If you like Sonic Youth, you’ll love neumann by baan.
Hailing from Busan, South Korea, baan’s new album Neumann is entirely devoted to the power of fuzz. Overwhelming, physical fuzz. Across an hour-long sprawl, they construct a monolith of noise that nods to shoegaze, sludge, post-hardcore, early 2000s emo, groove metal and grunge, capturing a very specific feeling and riding it for dear life. Dinosaur Jr’s blown-out looseness, Sonic Youth’s swirl, and the rumble of Deftones or Hum. The drums swing, the cymbals crash like waves, and the bass is thick enough to drown in. The riffs are front and centre, and they just keep coming.
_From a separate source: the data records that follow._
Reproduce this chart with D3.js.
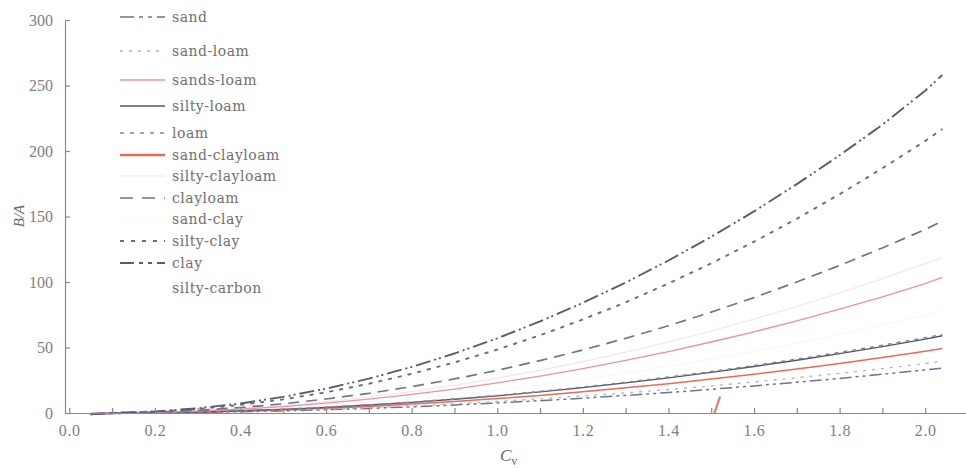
<!DOCTYPE html>
<html>
<head>
<meta charset="utf-8">
<script src="https://cdn.jsdelivr.net/npm/d3@7"></script>
<style>
html,body{margin:0;padding:0;background:#fff;}
svg{display:block;}
</style>
</head>
<body>
<svg id="chart" width="966" height="468"></svg>
<script>
// ---- data ----
const cv = [0.05,0.1,0.2,0.3,0.4,0.5,0.6,0.7,0.8,0.9,1.0,1.1,1.2,1.3,1.4,1.5,1.6,1.7,1.8,1.9,2.0,2.04];

const sand          = [-0.5,0,0.2,0.5,1.0,1.6,2.5,3.5,4.7,6.1,7.7,9.4,11.3,13.4,15.6,18.1,20.7,23.5,26.4,29.6,32.9,34.3];
const sandLoam      = [-0.5,0,0.2,0.5,1.1,1.9,2.9,4.0,5.4,7.0,8.8,10.8,13.0,15.4,17.9,20.7,23.7,26.9,30.3,33.9,37.7,39.5];
const sandsLoam     = [-0.5,0,0.5,1.4,2.9,4.9,7.5,10.6,14.2,18.3,23.0,28.2,33.9,40.1,46.9,54.2,62.0,70.4,79.3,88.7,98.8,103.5];
const siltyLoam     = [-1,-0.5,0.3,0.8,1.7,2.8,4.3,6.1,8.1,10.5,13.1,16.1,19.4,23.0,26.8,31.0,35.5,40.3,45.3,50.7,56.4,59.0];
const loam          = [-1,-0.5,0.3,0.8,1.7,2.9,4.4,6.2,8.3,10.7,13.4,16.4,19.8,23.4,27.4,31.6,36.2,41.1,46.3,51.7,57.5,60.0];
const sandClayloam  = [-0.5,0,0.2,0.7,1.4,2.4,3.6,5.0,6.8,8.7,11.0,13.4,16.2,19.2,22.4,25.9,29.6,33.6,37.8,42.3,47.1,49.3];
const siltyClayloam = [-0.5,0,0.5,1.7,3.4,5.7,8.7,12.2,16.4,21.2,26.6,32.5,39.2,46.4,54.2,62.6,71.7,81.3,91.6,102.5,114.0,118.7];
const clayloam      = [-0.5,0,0.7,2.0,4.2,7.0,10.7,15.0,20.1,26.0,32.6,40.0,48.1,57.0,66.6,77.0,88.1,100.0,112.6,126.0,140.1,146.5];
const sandClay      = [-0.5,0,0.4,1.1,2.2,3.8,5.7,8.0,10.7,13.9,17.4,21.3,25.7,30.4,35.5,41.1,47.0,53.3,60.1,67.2,74.7,77.9];
const siltyClay     = [-1,0.1,1.0,3.0,6.2,10.4,15.8,22.3,29.9,38.6,48.4,59.3,71.4,84.5,98.8,114.2,130.7,148.3,167.0,186.8,207.7,216.8];
const clay          = [-1,0,1.2,3.6,7.3,12.3,18.6,26.2,35.2,45.4,57.0,69.9,84.1,99.6,116.4,134.5,153.9,174.7,196.7,220.1,246.0,258.0];
const siltyCarbon   = [-0.5,0,0.3,0.9,1.9,3.2,4.8,6.8,9.1,11.8,14.8,18.1,21.8,25.8,30.2,34.9,40.0,45.3,51.1,57.1,63.5,66.2];

// small red stroke near Cv = 1.51
const markX = [1.508, 1.52];
const markY = [0.5, 12];

const seriesNames = ["sand","sand-loam","sands-loam","silty-loam","loam","sand-clayloam",
  "silty-clayloam","clayloam","sand-clay","silty-clay","clay","silty-carbon"];
const seriesValues = [sand,sandLoam,sandsLoam,siltyLoam,loam,sandClayloam,
  siltyClayloam,clayloam,sandClay,siltyClay,clay,siltyCarbon];

const xTicks = [0.0,0.2,0.4,0.6,0.8,1.0,1.2,1.4,1.6,1.8,2.0];
const xMinorTicks = [0.1,0.3,0.5,0.7,0.9,1.1,1.3,1.5,1.7,1.9,2.1];
const yTicks = [0,50,100,150,200,250,300];

// ---- styles ----
const styles = {
  "sand":           {color:"#6a7494", width:1.5, dash:"12,4,3,4,3,4", legendDash:"14,5,4,5,4,5"},
  "sand-loam":      {color:"#b0b4c8", width:1.4, dash:"3,6",           legendDash:"3,6"},
  "sands-loam":     {color:"#f0909c", width:1.3, dash:null,            legendDash:null},
  "silty-loam":     {color:"#50546a", width:1.4, dash:null,            legendDash:null},
  "loam":           {color:"#80869a", width:1.5, dash:"4,5",           legendDash:"4,6"},
  "sand-clayloam":  {color:"#ea6a56", width:1.5, dash:null,            legendDash:null, legendWidth:2.4},
  "silty-clayloam": {color:"#f5e4e6", width:1.2, dash:null,            legendDash:null},
  "clayloam":       {color:"#6e7690", width:1.7, dash:"11,7",          legendDash:"13,9"},
  "sand-clay":      {color:"#f8f6f9", width:1.0, dash:null,            legendDash:null},
  "silty-clay":     {color:"#686d80", width:1.9, dash:"4,6",           legendDash:"4,7"},
  "clay":           {color:"#565d74", width:1.9, dash:"15,4,2,3,2,4",  legendDash:"14,5,4,5,4,5"},
  "silty-carbon":   {color:"#ffffff", width:1.0, dash:null,            legendDash:null}
};

const svg = d3.select("#chart");

const x = d3.scaleLinear().domain([-0.01, 2.1]).range([65, 968]);
const y = d3.scaleLinear().domain([0, 300]).range([413, 20]);

const axisColor = "#8a8a8a";
const tickFont = "'Liberation Serif','Times New Roman',serif";

// ---- lines ----
const line = d3.line().x(d => x(d[0])).y(d => y(d[1]));
const drawOrder = ["silty-carbon","sand-clay","silty-clayloam","sand","sand-loam","sand-clayloam",
  "silty-loam","loam","sands-loam","clayloam","silty-clay","clay"];
const gLines = svg.append("g");
drawOrder.forEach(name => {
  const i = seriesNames.indexOf(name);
  const st = styles[name];
  const pts = cv.map((c, k) => [c, seriesValues[i][k]]);
  gLines.append("path")
    .attr("d", line(pts))
    .attr("fill", "none")
    .attr("stroke", st.color)
    .attr("stroke-width", st.width)
    .attr("stroke-dasharray", st.dash)
    .attr("stroke-linejoin", "round");
});
gLines.append("path")
  .attr("d", line(markX.map((v, k) => [v, markY[k]])))
  .attr("fill", "none").attr("stroke", "#ec7a7a").attr("stroke-width", 2.2).attr("stroke-linecap","round");

// ---- axes ----
const xAxis = d3.axisBottom(x).tickValues(xTicks).tickSizeInner(-5).tickSizeOuter(0).tickPadding(12)
  .tickFormat(d3.format(".1f"));
const gx = svg.append("g").attr("transform", `translate(0,${y(0)})`).call(xAxis);
gx.select(".domain").attr("stroke", axisColor).attr("stroke-width", 1.2);
gx.selectAll(".tick line").attr("stroke", axisColor).attr("stroke-width", 1.2);
gx.selectAll("text").attr("fill", "#808080").style("font-family", tickFont).style("font-size", "16px")
  .style("letter-spacing", "0.6px");
svg.append("g").attr("transform", `translate(0,${y(0)})`)
  .call(d3.axisBottom(x).tickValues(xMinorTicks).tickSizeInner(-5).tickSizeOuter(0).tickFormat(""))
  .call(g => g.select(".domain").remove())
  .selectAll(".tick line").attr("stroke", axisColor).attr("stroke-width", 1.2);

const yAxis = d3.axisLeft(y).tickValues(yTicks).tickSizeInner(-5).tickSizeOuter(0).tickPadding(12);
const gy = svg.append("g").attr("transform", `translate(65,0)`).call(yAxis);
gy.select(".domain").attr("stroke", axisColor).attr("stroke-width", 1.2);
gy.selectAll(".tick line").attr("stroke", axisColor).attr("stroke-width", 1.2);
gy.selectAll("text").attr("fill", "#808080").style("font-family", tickFont).style("font-size", "16px");

// axis titles
svg.append("text")
  .attr("transform", "translate(24,216) rotate(-90)")
  .attr("text-anchor", "middle")
  .style("font-family", tickFont).style("font-size", "15px").style("font-style", "italic")
  .attr("fill", "#666").text("B/A");
const xt = svg.append("text").attr("x", 500).attr("y", 461)
  .style("font-family", tickFont).style("font-size", "17px").attr("fill", "#666");
xt.append("tspan").style("font-style", "italic").text("C");
xt.append("tspan").attr("dy", 4).style("font-size", "12px").text("v");

// ---- legend ----
const legendRows = [17, 51, 80, 106, 133, 155, 176, 198, 219, 241, 263, 288];
const gLeg = svg.append("g");
seriesNames.forEach((name, i) => {
  const st = styles[name];
  const yy = legendRows[i];
  if (name !== "silty-carbon") {
    gLeg.append("line")
      .attr("x1", 120).attr("x2", 165).attr("y1", yy).attr("y2", yy)
      .attr("stroke", st.color)
      .attr("stroke-width", st.legendWidth || st.width)
      .attr("stroke-dasharray", st.legendDash);
  }
  gLeg.append("text")
    .attr("x", 172).attr("y", yy).attr("dy", "0.35em")
    .style("font-family", "'DejaVu Serif',serif").style("font-size", "14px")
    .style("letter-spacing", "0.5px")
    .attr("fill", "#707070").text(name);
});
</script>
</body>
</html>
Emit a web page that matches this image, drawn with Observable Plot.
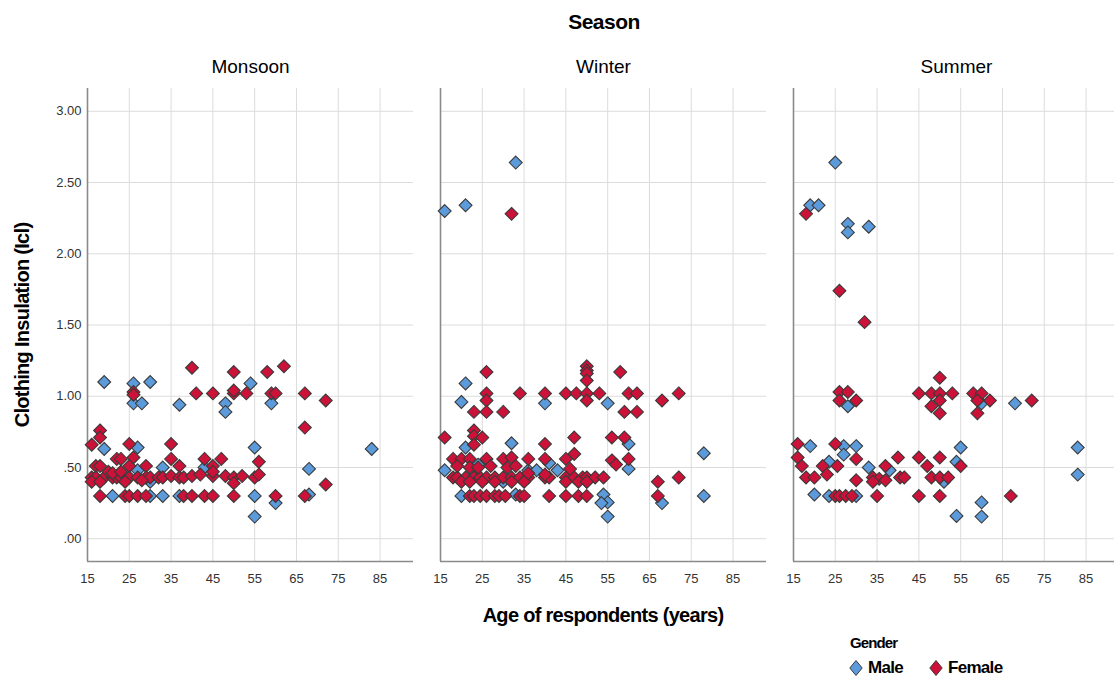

The vocals are buried deep in the mix. Sometimes you get a shouted rant, sometimes gang vocals, but never a clear line, recalling My Bloody Valentine or even Cocteau Twins but with far more angst - a kind of screamo-influenced shoegaze with zero polish, all heart. You feel the passion in your chest, and despite the wall of sound, the album has a warmth that makes it feel welcoming, with a homemade, analogue feel. This clearly wasn’t recorded to a click, and that’s part of its magic. The looseness and natural lurches and spills are thrilling. You can picture them charging around a tiny stage, amps screaming, and through it all, there’s a serenity to the chaos. They’ve taken the most cathartic parts of other bands discographies - the mid-section meltdowns and outros that dissolve into feedback - and said, “this is the song.” Instead of building toward those moments, they start with them. This is emo played in the format of a stoner jam band, and each track touches on so many strands of heavy guitar music that have meant the world to teenagers and outsiders for decades. If you’ve ever taken solace in Taking Back Sunday, Deftones, or My Bloody Valentine, this record gives you what you wanted from those moments and then just keeps going.